I’m so happy I got into Mastodon years ago and have found a way to use it that keeps me happily engaged with interesting new stuff and connected to my friends without becoming overwhelmed. Here’s my advice on how to get started and optimize your experience.
Come on over to Mastodon! It’s lovely!
Mastodon is part of the Fediverse of federated servers that can share messages, but have their own rules. A server is kind of like a service provider; like how you get your mobile phone from one company but can call people who get theirs from different companies.
Right now there are not that many open servers to choose from because so many new people have arrived at once and some of them are very specialized communities, but that will quickly change.
When you join, I recommend setting things up using your computer rather than a phone or tablet, just because it’s a little easier to get familiar with things on the bigger screen.
Sign up using joinmastodon.org ‘s Create Account button.
(You can get the app later if you want, but it works fine in current browsers.)
You’ll then see a list of servers that are accepting new members.
Pick your server by looking at their about page and expanding their Server Rules section. For example, here’s Mas.to
I don’t know this server from personal experience, but here are the clues to me that it might be a good one to join:
• I can see on the upper left that there are thousands of active users. That means that it is being well-enough administered to keep people there. (It is easy to take your follow/followed list to a different server later; you just leave behind your old posts. So if people aren’t leaving, that’s a good sign.) A server with fewer than 500 or 1000 users may not have gone through its growing pains yet, so you may want to keep looking.

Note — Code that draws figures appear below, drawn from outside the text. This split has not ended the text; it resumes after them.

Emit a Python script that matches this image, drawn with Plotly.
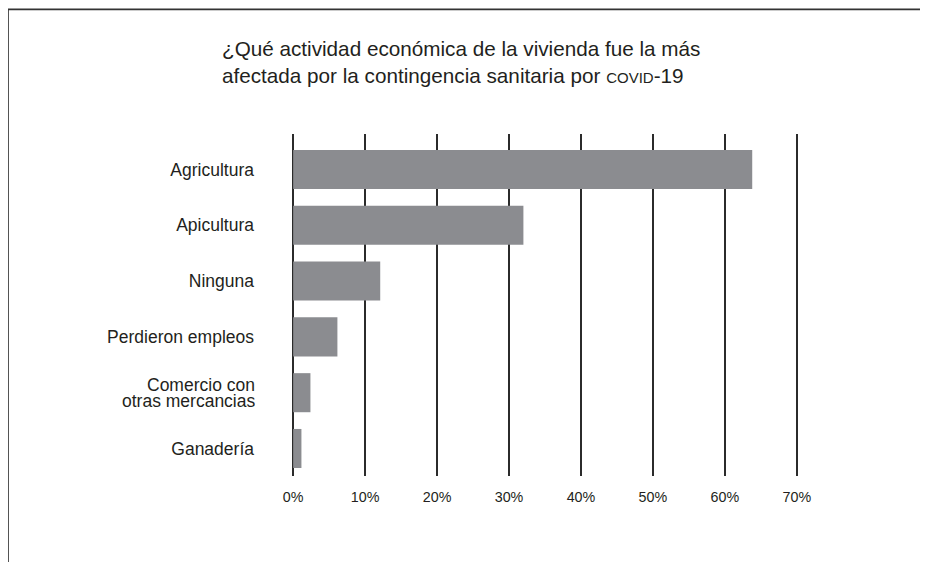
import plotly.graph_objects as go

categories = ["Agricultura", "Apicultura", "Ninguna", "Perdieron empleos",
              "Comercio con otras mercancias", "Ganadería"]
values = [63.8, 32.0, 12.1, 6.15, 2.4, 1.15]
tick_values = [0, 10, 20, 30, 40, 50, 60, 70]
tick_labels = ["0%", "10%", "20%", "30%", "40%", "50%", "60%", "70%"]
title_lines = ["¿Qué actividad económica de la vivienda fue la más",
               "afectada por la contingencia sanitaria por <span style='font-size:15px'>COVID</span>-19"]

FONT = "Liberation Sans, Arial, Helvetica, sans-serif"
W, H = 928, 562
OFF = 8  # page body margin offset
PAD = 0.3
SCALE = (796.7 - 292.7) / 70.0
x0_px = 292.7 - PAD * SCALE - OFF
x1_px = 796.7 + PAD * SCALE - OFF
y0_px = 134 - OFF
y1_px = 476 - OFF
L, R, T, B = x0_px, W - x1_px, y0_px, H - y1_px
pw, ph = W - L - R, H - T - B

def px_x(px):
    return (px - OFF - L) / pw

def px_y(py):
    return (H - B - (py - OFF)) / ph

ytext = [c if c != "Comercio con otras mercancias" else "" for c in categories]

fig = go.Figure()
fig.add_trace(go.Bar(
    x=values, y=categories, orientation="h",
    marker=dict(color="#8b8c90", line=dict(width=0)),
    width=0.7, hoverinfo="x+y",
))

fig.update_layout(
    width=W, height=H,
    margin=dict(l=L, r=R, t=T, b=B),
    paper_bgcolor="white", plot_bgcolor="white",
    showlegend=False,
    font=dict(family=FONT, color="#231f20"),
    xaxis=dict(
        range=[-PAD, 70 + PAD], tickvals=tick_values, ticktext=tick_labels,
        showgrid=True, gridcolor="#2b2b2b", gridwidth=1.6,
        zeroline=False, showline=False, ticks="",
        tickfont=dict(size=14.3, family=FONT, color="#231f20"),
        ticklabelstandoff=11,
    ),
    yaxis=dict(
        type="category", categoryorder="array", categoryarray=categories,
        tickvals=categories, ticktext=ytext,
        range=[5.493, -0.636], showgrid=False, zeroline=False, showline=False,
        ticks="", tickfont=dict(size=17.5, family=FONT, color="#231f20"),
        ticklabelstandoff=int(round(34 + PAD * SCALE)),
    ),
)

# two-line tick label with tight leading
for txt, shift in [("Comercio con", 8.2), ("otras mercancias", -8.2)]:
    fig.add_annotation(
        x=px_x(255.5), xref="paper", xanchor="right",
        y=categories[4], yref="y", yanchor="middle", yshift=shift,
        text=txt, showarrow=False, height=13, valign="middle", borderpad=0,
        font=dict(size=17.5, family=FONT, color="#231f20"),
    )

# title
fig.add_annotation(
    x=px_x(219), xref="paper", xanchor="left", align="left",
    y=px_y(62), yref="paper", yanchor="middle",
    text="<br>".join(title_lines), showarrow=False,
    font=dict(size=20.7, family=FONT, color="#231f20"),
)

# frame lines (top and left)
fig.add_shape(type="line", xref="paper", yref="paper",
              x0=px_x(7.3), x1=px_x(940), y0=px_y(9.3), y1=px_y(9.3),
              line=dict(color="#333333", width=1.8))
fig.add_shape(type="line", xref="paper", yref="paper",
              x0=px_x(7.3), x1=px_x(7.3), y0=px_y(9.3), y1=px_y(575),
              line=dict(color="#333333", width=1.8))

fig.write_html("out.html")
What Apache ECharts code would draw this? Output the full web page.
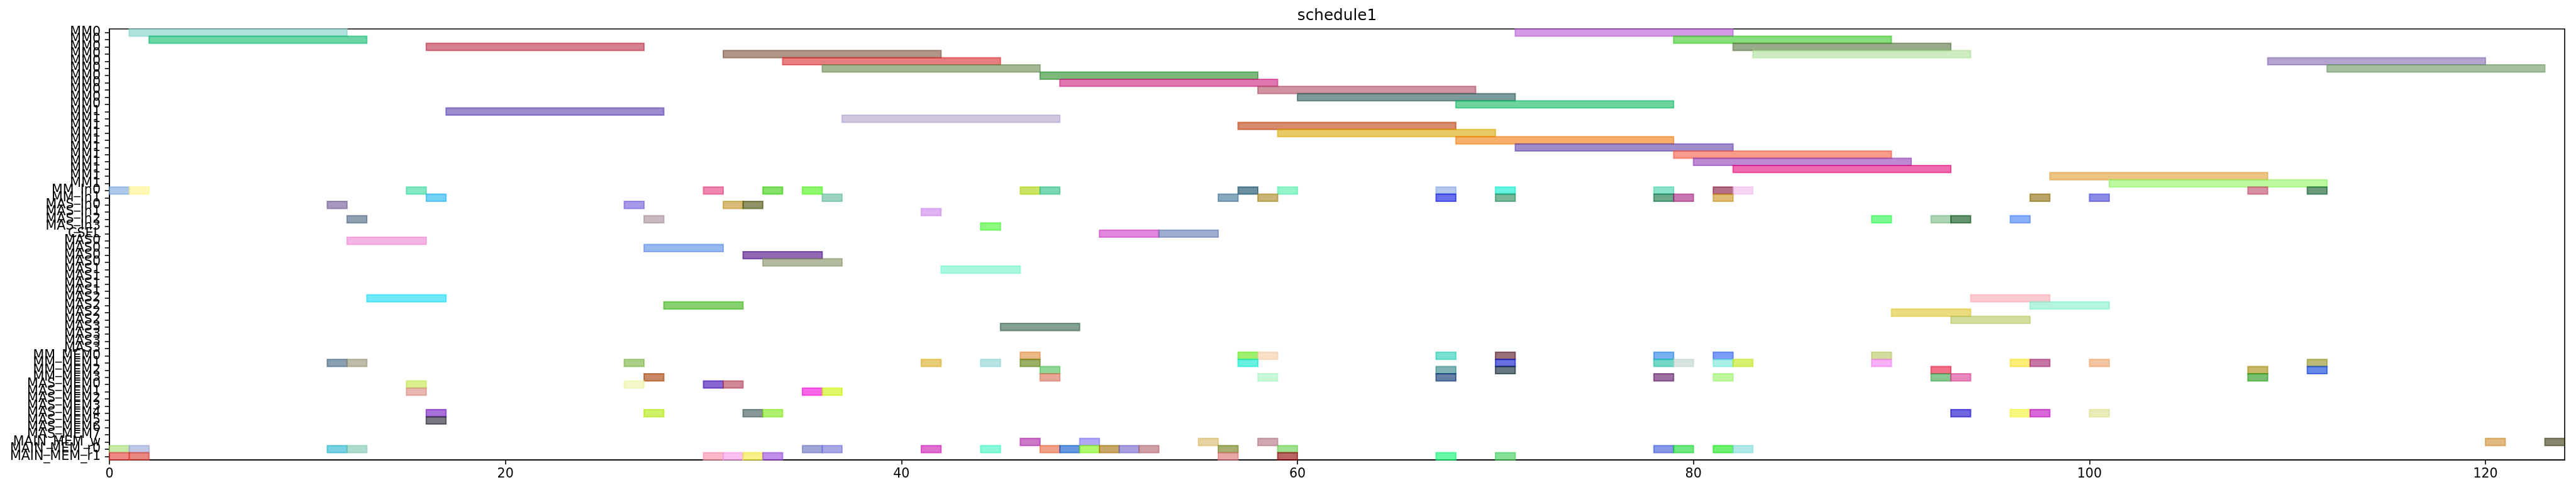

• The rules look good! This is the kind of community environment I want to be in.
“No discrimination, including (but not limited to) racism, sexism, homophobia or transphobia.
No explicit (NSFW) content without content warnings and/or sensitive media markers. Explicit content must not be used in user avatars or header images.
No harassment of other users on this or other servers.
No content illegal in the following countries: United Kingdom, Germany
No incitement of violence or promotion of violent ideologies.
No disinformation regarding public health issues or political/military campaigns.
No spam. This includes commercial advertising, promotional campaigns, and SEO.”
If you like what you see, click the ‘Create Account’ button on the upper right of their about page. 🙂
If you have trouble, give it a few more days. There are lots of new arrivals and all the server administrators are scrambling to expand their capacity, so it’s not always running as quickly as usual, but that will be a brief problem and well worth all the nice new folks coming in.
Once you’re in your account, I recommend experimenting with the ‘Advanced Web Interface’; it’s not that advanced, it just gives you multiple columns which is a great way to find your interests and have them part of your default view. (⚙️Preferences > Appearance > ☑️Enable advanced web interface )
With that view you’ll start out with your Home column. That shows posts from everyone you follow and their “boosts”. That timeline is chronological, not based on an algorithm moving things around and adding advertising.
Boosts are like Twitter’s retweets—they share something to your followers and help that post show up in the Explore view—but you can’t add text on top of the share or “quotetweet”. (That is an intentional design choice to prevent people “hate sharing”.)
In Mastodon, you can also ⭐️Like, which shows up in the poster’s notifications and lets them know you liked something, but doesn’t otherwise affect anything.
No one’s posts are searchable on Mastodon—people can’t go hunting for someone to hassle using keywords like they can on Twitter—but hashtags are searchable. And when you search for a hashtag, the results will show up as a new column.
Click the slider controls icon and you can pin that column to your display.
Now you don’t have to search for it again, but instead when you go to your Mastodon account you’ll find all your birdy interests right there!
Notice how the person who posted that example, cytokine_storm, has the rest of their address starting out with something that isn’t my server, mastodon.social, but instead is “@aus.s…”. That’s because hashtags pass around between all the servers of the Fediverse. You don’t have to find the server where the birdwatchers are, you just have to watch the #birdwatching hashtag and their posts will come to you.
It gets even better because once you’ve pinned a search result into a column, you can further refine what that column displays. Say I want to see posts about #gardening. Here’s the column when I first pin it and expand the controls by clicking that little sliders icon.
Notice how people are listing the hashtag in their introductions. That’s nice, but say I actually want to skip most of those. I can turn on “Include additional tags for this column” and it changes to this:
I can do lots of fine tuning with these controls!